Commercial real estate (CRE) investment occurs when an investor buys a large or medium-sized building and allows a business to occupy it. The building may contain multiple office units or have an ample, open space that can house cubicles and bulky equipment. Procuring a building that has individual office units gives investors the chance to rent it out to more than one small business. It is worth mentioning that most commercial properties require multi-year leases; such leases result in cash flow stability, protecting the interests of both the lessor and lessee.
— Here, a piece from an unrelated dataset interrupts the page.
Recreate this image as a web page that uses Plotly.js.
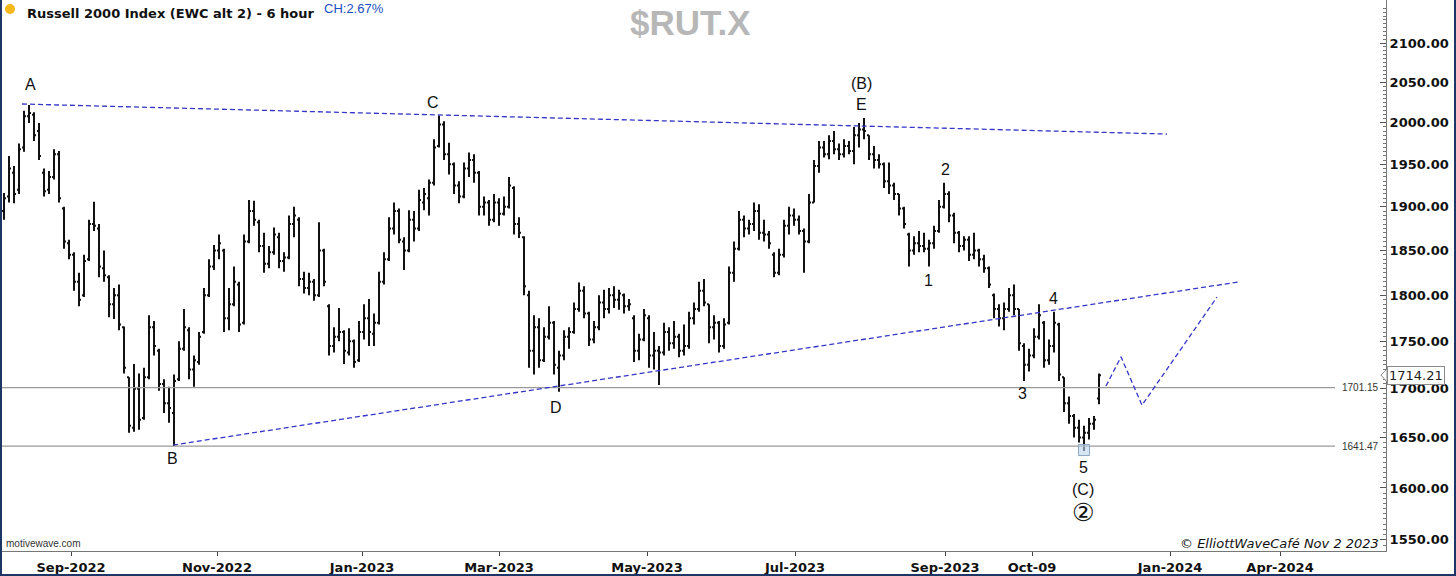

There are many kinds of residential properties an investor can obtain. Some examples include apartments, townhomes, vacation homes, single-story houses, and multi-story houses. Individuals and families can reside in these buildings provided that they adhere to specific sets of rules and pay rent each month. Note that Steven Taylor LA manages a firm that deals with residential real estate in urban areas. Typically, to be able to stay in a residential property, a person has to sign a twelve-month lease. Doing so encourages him or her to remain there for at least one year before moving elsewhere. If leases for residential estates lasted less than half a year, owners would have a difficult time generating a significant amount of return on their investment.
Investors who handle retail real estate acquire large strip and shopping malls so that various forms of retail outlets can settle in them. Such outlets include department stores, clothing stores, jewelers, shoe stores, food markets, restaurants, pharmacies, electronics stores, pet stores, and specialty shops. Some retail property contracts require that tenants pay their owners a percentage of their sales each month, in addition to rent. This requirement motivates tenants to work hard to attract and retain customers. It is likely that the tenants who run shops housed within retail complexes value their space because they know that the proximity they have to other stores ensures that they will get a certain amount of customers each month. The risk of investing in retail spaces right now is that retailers have been struggling for some time, so it may be more challenging getting tenants into a space and staying there long-term.
4. Stocks, REITs, EFTs, And Mutual Funds
Want to invest in real estate without having to handle any of the physical work? You are in luck because you can invest in real estate companies through the stock market. You can buy individual real estate related stocks or REIT (real estate investment trust) for income producing securities. There are also a plethora of EFT and Mutual fund options that are focused on the real estate niche for investors that want to be diversified or try to beat the market. Investing in any of these options is as easy as creating a free brokerage account and clicking a few times. Just make sure the realty business(es) are profitable, diversified, and that the expense ratio fees are low on any EFT or mutual fund product you invest in.
Ramp Up Your Real Estate Investing
There are different kinds of properties in which a person can invest. You can also invest in real estate through other means. Some of these properties are as small as a single-family home while others are as large as a shopping plaza. Decide on the right property investment for your budget and ROI requirements.